Learned Accelerator Framework for Angular-Distance-Based High-Dimensional DBSCAN

TL;DR

This paper introduces LAF, a learned accelerator framework that significantly improves the efficiency and quality of high-dimensional DBSCAN clustering using angular distance, by predicting core points and correcting false negatives.

Contribution

The paper presents a novel learned framework with a cardinality estimator and post-processing to accelerate high-dimensional DBSCAN clustering, addressing performance issues in high-dimensional spaces.

Findings

LAF outperforms state-of-the-art DBSCAN variants in efficiency.

LAF improves clustering quality in high-dimensional data.

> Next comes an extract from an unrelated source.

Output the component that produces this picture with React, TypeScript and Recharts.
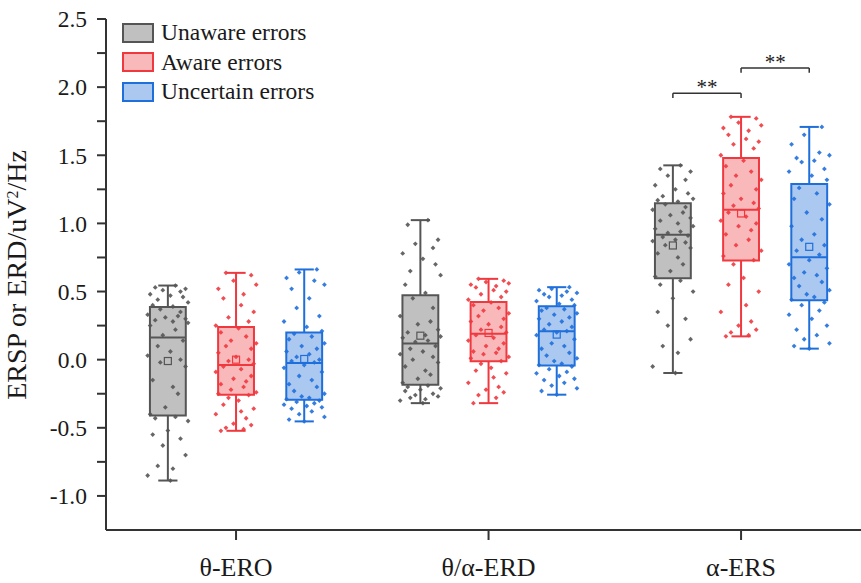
import { ScatterChart, Scatter, XAxis, YAxis, ReferenceArea, ReferenceLine, ReferenceDot, Legend } from 'recharts'

const CATEGORIES = ['θ-ERO', 'θ/α-ERD', 'α-ERS']
const Y_TICKS = [-1.0, -0.75, -0.5, -0.25, 0, 0.25, 0.5, 0.75, 1.0, 1.25, 1.5, 1.75, 2.0, 2.25, 2.5]

// box stats per category (θ-ERO, θ/α-ERD, α-ERS)
const UNAWARE_MIN = [-0.887, -0.319, -0.098]
const UNAWARE_Q1 = [-0.41, -0.184, 0.598]
const UNAWARE_MED = [0.162, 0.118, 0.917]
const UNAWARE_Q3 = [0.387, 0.473, 1.147]
const UNAWARE_MAX = [0.544, 1.024, 1.426]
const UNAWARE_MEAN = [-0.01, 0.176, 0.838]

const AWARE_MIN = [-0.522, -0.319, 0.171]
const AWARE_Q1 = [-0.257, -0.012, 0.728]
const AWARE_MED = [-0.04, 0.191, 1.1]
const AWARE_Q3 = [0.24, 0.424, 1.48]
const AWARE_MAX = [0.637, 0.593, 1.782]
const AWARE_MEAN = [0.0, 0.196, 1.073]

const UNCERTAIN_MIN = [-0.453, -0.257, 0.081]
const UNCERTAIN_Q1 = [-0.294, -0.042, 0.436]
const UNCERTAIN_MED = [-0.025, 0.208, 0.752]
const UNCERTAIN_Q3 = [0.2, 0.392, 1.29]
const UNCERTAIN_MAX = [0.662, 0.532, 1.708]
const UNCERTAIN_MEAN = [0.005, 0.184, 0.828]

// individual subjects
const UNAWARE_POINTS = [
  [0.544, 0.53, 0.52, 0.51, 0.5, 0.48, 0.47, 0.46, 0.44, 0.42, 0.4, 0.39,
   0.37, 0.35, 0.33, 0.32, 0.31, 0.3, 0.29, 0.28, 0.27, 0.25, 0.22, 0.18,
   0.14, 0.1, 0.06, 0.03, 0.0, -0.02, -0.05, -0.15, -0.2, -0.25, -0.35, -0.4,
   -0.42, -0.43, -0.45, -0.52, -0.55, -0.58, -0.63, -0.7, -0.78, -0.8, -0.85, -0.887],
  [1.024, 0.99, 0.88, 0.85, 0.82, 0.78, 0.74, 0.7, 0.65, 0.62, 0.55, 0.49,
   0.45, 0.38, 0.32, 0.28, 0.26, 0.22, 0.2, 0.18, 0.17, 0.16, 0.14, 0.13,
   0.1, 0.08, 0.06, 0.04, 0.02, 0.0, -0.02, -0.05, -0.08, -0.11, -0.14, -0.17,
   -0.19, -0.2, -0.21, -0.22, -0.23, -0.25, -0.26, -0.27, -0.28, -0.29, -0.3, -0.319],
  [1.426, 1.4, 1.38, 1.35, 1.32, 1.28, 1.25, 1.22, 1.2, 1.18, 1.17, 1.16,
   1.14, 1.12, 1.1, 1.08, 1.06, 1.04, 1.02, 1.0, 0.98, 0.96, 0.94, 0.93,
   0.91, 0.9, 0.88, 0.87, 0.86, 0.84, 0.82, 0.78, 0.75, 0.7, 0.65, 0.61,
   0.58, 0.55, 0.5, 0.45, 0.35, 0.3, 0.25, 0.15, 0.1, 0.05, -0.05, -0.098],
]
const AWARE_POINTS = [
  [0.637, 0.62, 0.58, 0.55, 0.52, 0.48, 0.45, 0.4, 0.35, 0.31, 0.28, 0.25,
   0.23, 0.2, 0.17, 0.14, 0.12, 0.1, 0.08, 0.05, 0.02, 0.0, -0.01, -0.03,
   -0.05, -0.07, -0.09, -0.12, -0.14, -0.16, -0.18, -0.2, -0.22, -0.24, -0.25, -0.26,
   -0.28, -0.3, -0.33, -0.36, -0.38, -0.4, -0.43, -0.47, -0.48, -0.5, -0.51, -0.522],
  [0.593, 0.58, 0.57, 0.56, 0.55, 0.54, 0.53, 0.51, 0.5, 0.48, 0.46, 0.44,
   0.42, 0.4, 0.38, 0.36, 0.34, 0.32, 0.3, 0.28, 0.26, 0.24, 0.22, 0.2,
   0.18, 0.16, 0.14, 0.12, 0.1, 0.08, 0.06, 0.05, 0.04, 0.02, 0.01, -0.01,
   -0.03, -0.06, -0.08, -0.1, -0.13, -0.17, -0.2, -0.22, -0.24, -0.26, -0.28, -0.319],
  [1.782, 1.77, 1.74, 1.72, 1.7, 1.68, 1.65, 1.62, 1.6, 1.58, 1.55, 1.5,
   1.46, 1.42, 1.38, 1.35, 1.32, 1.28, 1.25, 1.22, 1.18, 1.15, 1.13, 1.11,
   1.08, 1.05, 1.02, 1.0, 0.98, 0.95, 0.92, 0.88, 0.84, 0.8, 0.76, 0.73,
   0.7, 0.6, 0.55, 0.5, 0.4, 0.35, 0.28, 0.25, 0.22, 0.2, 0.18, 0.171],
]
const UNCERTAIN_POINTS = [
  [0.662, 0.64, 0.6, 0.58, 0.55, 0.52, 0.45, 0.38, 0.32, 0.28, 0.24, 0.21,
   0.19, 0.17, 0.15, 0.12, 0.1, 0.08, 0.06, 0.04, 0.02, 0.0, -0.01, -0.02,
   -0.04, -0.06, -0.09, -0.12, -0.15, -0.18, -0.2, -0.23, -0.25, -0.27, -0.28, -0.29,
   -0.3, -0.31, -0.32, -0.33, -0.34, -0.35, -0.36, -0.38, -0.4, -0.42, -0.44, -0.453],
  [0.532, 0.52, 0.51, 0.5, 0.49, 0.48, 0.47, 0.46, 0.44, 0.43, 0.41, 0.4,
   0.38, 0.37, 0.36, 0.34, 0.33, 0.31, 0.3, 0.28, 0.26, 0.24, 0.22, 0.21,
   0.2, 0.18, 0.15, 0.12, 0.1, 0.08, 0.05, 0.03, 0.01, -0.01, -0.03, -0.04,
   -0.05, -0.07, -0.09, -0.1, -0.12, -0.14, -0.15, -0.17, -0.19, -0.21, -0.23, -0.257],
  [1.708, 1.65, 1.58, 1.52, 1.5, 1.48, 1.46, 1.45, 1.4, 1.38, 1.35, 1.32,
   1.26, 1.22, 1.18, 1.14, 1.08, 1.03, 0.98, 0.92, 0.88, 0.84, 0.8, 0.77,
   0.73, 0.7, 0.67, 0.64, 0.62, 0.6, 0.57, 0.54, 0.51, 0.48, 0.46, 0.44,
   0.42, 0.4, 0.36, 0.33, 0.3, 0.25, 0.22, 0.18, 0.15, 0.12, 0.1, 0.081],
]

// horizontal jitter of each subject's dot (in category units)
const UNAWARE_JITTER = [
  0.03, -0.05, 0.07, -0.02, 0.05, -0.07, 0.01, 0.06, -0.04, 0.08, -0.06, 0.02,
  -0.03, 0.05, -0.08, 0.04, -0.01, 0.07, -0.05, 0.02, 0.08, -0.07, 0.03, -0.02,
  0.06, -0.04, 0.01, -0.08, 0.05, -0.03, 0.07, -0.06, 0.02, 0.04, -0.01, -0.07,
  0.03, -0.05, 0.08, 0.0, -0.06, 0.05, -0.02, 0.07, -0.04, 0.02, -0.08, 0.01,
]
const AWARE_JITTER = [
  -0.04, 0.06, -0.01, 0.08, -0.07, 0.03, -0.05, 0.02, 0.07, -0.03, 0.05, -0.08,
  0.01, -0.06, 0.04, -0.02, 0.08, -0.04, 0.06, -0.07, 0.0, 0.05, -0.03, 0.07,
  -0.05, 0.02, -0.08, 0.06, -0.01, 0.04, -0.06, 0.03, -0.02, 0.08, -0.07, 0.05,
  -0.03, 0.01, -0.05, 0.07, 0.02, -0.08, 0.04, -0.01, 0.06, -0.04, 0.03, -0.06,
]
const UNCERTAIN_JITTER = [
  0.05, -0.02, -0.07, 0.04, 0.08, -0.05, 0.02, -0.03, 0.06, -0.08, 0.01, 0.07,
  -0.04, 0.03, -0.06, 0.08, -0.01, 0.05, -0.07, 0.02, -0.03, 0.06, -0.05, 0.04,
  0.0, -0.08, 0.07, -0.02, 0.03, -0.06, 0.05, -0.04, 0.08, -0.01, 0.02, -0.07,
  0.06, -0.03, 0.04, -0.08, 0.01, 0.07, -0.05, 0.03, -0.02, 0.08, -0.06, 0.0,
]

const SERIES = [
  { name: 'Unaware errors', stroke: '#555555', fill: '#c0c0c0', offset: -0.27,
    min: UNAWARE_MIN, q1: UNAWARE_Q1, med: UNAWARE_MED, q3: UNAWARE_Q3, max: UNAWARE_MAX, mean: UNAWARE_MEAN,
    points: UNAWARE_POINTS, jitter: UNAWARE_JITTER },
  { name: 'Aware errors', stroke: '#f0383f', fill: '#f9b9bb', offset: 0,
    min: AWARE_MIN, q1: AWARE_Q1, med: AWARE_MED, q3: AWARE_Q3, max: AWARE_MAX, mean: AWARE_MEAN,
    points: AWARE_POINTS, jitter: AWARE_JITTER },
  { name: 'Uncertain errors', stroke: '#1f6fdb', fill: '#abc8f0', offset: 0.27,
    min: UNCERTAIN_MIN, q1: UNCERTAIN_Q1, med: UNCERTAIN_MED, q3: UNCERTAIN_Q3, max: UNCERTAIN_MAX, mean: UNCERTAIN_MEAN,
    points: UNCERTAIN_POINTS, jitter: UNCERTAIN_JITTER },
]

// significance brackets in α-ERS: [from series, to series, level]
const SIG = [
  { from: 0, to: 1, cat: 2, y: 1.956, label: '**' },
  { from: 1, to: 2, cat: 2, y: 2.14, label: '**' },
]

const FONT = '"Liberation Serif", "Times New Roman", serif'
const AXIS = '#333'
const BOX_HALF = 0.071
const CAP_HALF = 0.038

const Diamond = (props: any) => {
  const { cx, cy, color } = props
  const r = 2.4
  return <path d={`M${cx},${cy - r}L${cx + r},${cy}L${cx},${cy + r}L${cx - r},${cy}Z`} fill={color} fillOpacity={0.9} />
}

const MeanSquare = (props: any) => {
  const { cx, cy, color } = props
  return <rect x={cx - 3.5} y={cy - 3.5} width={7} height={7} fill="none" stroke={color} strokeWidth={1.2} />
}

const LegendBox = () => (
  <div style={{ fontFamily: FONT }}>
    {SERIES.map((s) => (
      <div key={s.name} style={{ display: 'flex', alignItems: 'center', height: 29.5 }}>
        <div style={{ width: 28, height: 16, background: s.fill, border: `2px solid ${s.stroke}` }} />
        <span style={{ marginLeft: 7, fontSize: 23.5, color: '#1a1a1a' }}>{s.name}</span>
      </div>
    ))}
  </div>
)

const YLabel = () => (
  <text x={0} y={0} transform="translate(26,275) rotate(-90)" textAnchor="middle" fontFamily={FONT} fontSize={28} fill="#1a1a1a">
    ERSP or ERD/uV<tspan baselineShift="super" fontSize={16}>2</tspan>/Hz
  </text>
)

export default function App() {
  const pos = (cat: number, s: number) => cat + 1 + SERIES[s].offset

  return (
    <div style={{ position: 'absolute', left: 0, top: 0, background: '#fff' }}>
      <ScatterChart width={861} height={583} margin={{ top: 19, right: 0, bottom: 0, left: 0 }}>
        <XAxis
          type="number"
          dataKey="x"
          domain={[0.485, 3.475]}
          ticks={[1, 2, 3]}
          tickFormatter={(v) => CATEGORIES[v - 1] ?? ''}
          allowDataOverflow
          height={53}
          tickSize={10}
          tickMargin={18}
          stroke={AXIS}
          strokeWidth={2}
          tick={{ fill: '#1a1a1a', fontSize: 26, fontFamily: FONT }}
        />
        <YAxis
          type="number"
          dataKey="y"
          domain={[-1.25, 2.5]}
          ticks={Y_TICKS}
          interval={0}
          tickFormatter={(v) => (Math.abs(v * 2 - Math.round(v * 2)) < 1e-9 ? v.toFixed(1) : '')}
          allowDataOverflow
          width={106}
          tickSize={9}
          tickMargin={10}
          stroke={AXIS}
          strokeWidth={2}
          tick={{ fill: '#1a1a1a', fontSize: 23.5, fontFamily: FONT }}
          label={{ content: () => <YLabel /> }}
        />
        <Legend layout="vertical" verticalAlign="middle" align="center" content={() => <LegendBox />}
          wrapperStyle={{ top: 18, left: 122, width: 260, height: 90 }} />

        {SERIES.map((s, si) =>
          CATEGORIES.map((_, ci) => {
            const x = pos(ci, si)
            return [
              <ReferenceArea key={`box-${si}-${ci}`} x1={x - BOX_HALF} x2={x + BOX_HALF} y1={s.q1[ci]} y2={s.q3[ci]}
                fill={s.fill} fillOpacity={1} stroke={s.stroke} strokeWidth={2} strokeOpacity={1} />,
              <ReferenceLine key={`wt-${si}-${ci}`} segment={[{ x, y: s.q3[ci] }, { x, y: s.max[ci] }]} stroke={s.stroke} strokeWidth={2} />,
              <ReferenceLine key={`wb-${si}-${ci}`} segment={[{ x, y: s.min[ci] }, { x, y: s.q1[ci] }]} stroke={s.stroke} strokeWidth={2} />,
              <ReferenceLine key={`ct-${si}-${ci}`} segment={[{ x: x - CAP_HALF, y: s.max[ci] }, { x: x + CAP_HALF, y: s.max[ci] }]} stroke={s.stroke} strokeWidth={2} />,
              <ReferenceLine key={`cb-${si}-${ci}`} segment={[{ x: x - CAP_HALF, y: s.min[ci] }, { x: x + CAP_HALF, y: s.min[ci] }]} stroke={s.stroke} strokeWidth={2} />,
              <ReferenceLine key={`md-${si}-${ci}`} segment={[{ x: x - BOX_HALF, y: s.med[ci] }, { x: x + BOX_HALF, y: s.med[ci] }]} stroke={s.stroke} strokeWidth={2} />,
            ]
          })
        )}

        {SERIES.map((s, si) => (
          <Scatter
            key={`pts-${si}`}
            name={s.name}
            legendType="none"
            isAnimationActive={false}
            data={s.points.flatMap((vals, ci) => vals.map((v, i) => ({ x: pos(ci, si) + s.jitter[i], y: v })))}
            shape={(p: any) => <Diamond {...p} color={s.stroke} />}
          />
        ))}

        {SERIES.map((s, si) => (
          <Scatter
            key={`mean-${si}`}
            legendType="none"
            isAnimationActive={false}
            data={s.mean.map((m, ci) => ({ x: pos(ci, si), y: m }))}
            shape={(p: any) => <MeanSquare {...p} color={s.stroke} />}
          />
        ))}

        {SIG.map((g, i) => {
          const x1 = pos(g.cat, g.from)
          const x2 = pos(g.cat, g.to)
          return [
            <ReferenceLine key={`sh-${i}`} segment={[{ x: x1, y: g.y }, { x: x2, y: g.y }]} stroke={AXIS} strokeWidth={1.5} />,
            <ReferenceLine key={`sl-${i}`} segment={[{ x: x1, y: g.y }, { x: x1, y: g.y - 0.035 }]} stroke={AXIS} strokeWidth={1.5} />,
            <ReferenceLine key={`sr-${i}`} segment={[{ x: x2, y: g.y }, { x: x2, y: g.y - 0.035 }]} stroke={AXIS} strokeWidth={1.5} />,
            <ReferenceDot key={`st-${i}`} x={(x1 + x2) / 2} y={g.y + 0.045} r={0} fill="none" stroke="none"
              label={{ value: g.label, fontSize: 21, fontFamily: FONT, fill: '#1a1a1a' }} />,
          ]
        })}
      </ScatterChart>
    </div>
  )
}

The framework effectively reduces unnecessary computations.

Abstract

Density-based clustering is a commonly used tool in data science. Today many data science works are utilizing high-dimensional neural embeddings. However, traditional density-based clustering techniques like DBSCAN have a degraded performance on high-dimensional data. In this paper, we propose LAF, a generic learned accelerator framework to speed up the original DBSCAN and the sampling-based variants of DBSCAN on high-dimensional data with angular distance metric. This framework consists of a learned cardinality estimator and a post-processing module. The cardinality estimator can fast predict whether a data point is core or not to skip unnecessary range queries, while the post-processing module detects the false negative predictions and merges the falsely separated clusters. The evaluation shows our LAF-enhanced DBSCAN method outperforms the state-of-the-art efficient DBSCAN variants on both efficiency and quality.